To respond to concerns raised during the comment period, we revised the regulation text by providing a 72, rather than 24 hour, restoration time period for MA organizations and Part D sponsors after a systems failure. We also revised text as necessary to make clear that we require MA organizations and sponsors to “plan to” restore essential functions within the 72-hour time period, rather than guarantee complete restoration within the timeframe. Some commenters thought our intent was to require continuous operations under all conditions, and we revised language from the proposed regulation to make clear that that was not the case in our final rule. Lastly commenters distinguished between Part C and D operations and noted, for instance, that provider payments are not a 24-hour critical function for MA plans since payment is allowed to be made within 30 days and that health and safety would not be put at risk by failure of Part C claims processing and appeals processing. We removed language related to that requirement for MA plans.

d. Efficient Dispensing in Long Term Care Facilities and Other Changes (§ 423.154)

We are finalizing changes to the rule requiring efficient dispensing to Medicare Part D enrollees in long term care (LTC) facilities. Some Part D sponsors (or their pharmacy benefit managers) implemented the short-cycle dispensing requirement by pro-rating monthly dispensing fees, which penalize the offering and adoption of more efficient LTC dispensing techniques compared to less efficient LTC dispensing techniques. This is because when a medication is discontinued before a month's supply has been dispensed, a pharmacy that dispenses the maximum amount of the medication at a time permitted under § 423.154 (which is 14 days' supplies), collects more in dispensing fees than a pharmacy that utilizes dispensing techniques that result in less than maximum quantities being dispensed at a time. In other words, a less efficient pharmacy collects more in dispensing fees than a more efficient pharmacy. This is contrary to the Congress' intent in enacting section 3310 of the Affordable Care Act, which is to reduce medication waste.
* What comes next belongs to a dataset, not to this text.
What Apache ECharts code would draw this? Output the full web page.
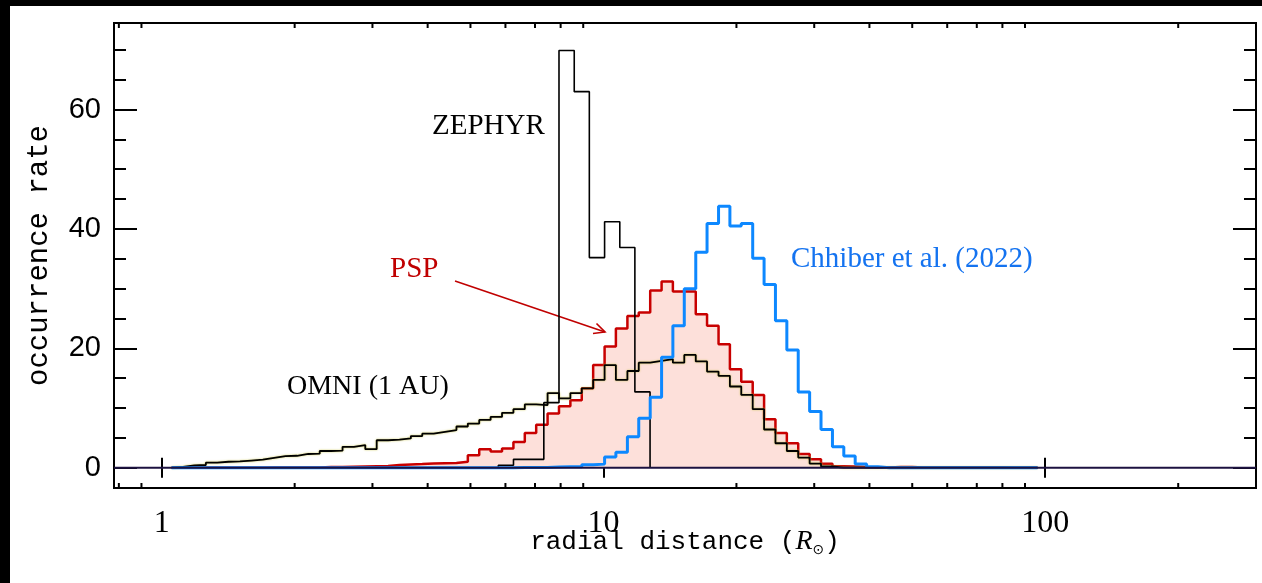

Therefore, we have finalized a prohibition on payment arrangements that penalize the offering and adoption of more efficient LTC dispensing techniques by prorating dispensing fees based on days' supply or quantity dispensed. We have also finalized a requirement to ensure that any difference in payment methodology among LTC pharmacies incentivizes more efficient dispensing techniques. Other changes to the rule requiring efficient dispensing to Medicare Part D enrollees in LTC facilities are eliminating language that has been misinterpreted as requiring the proration of dispensing fees and making a technical change to the requirement that Part D sponsors report on the nature and quantity of unused brand and generic drugs. We are not finalizing an additional waiver for LTC pharmacies using restock and reuse dispensing methodologies under certain conditions at this time.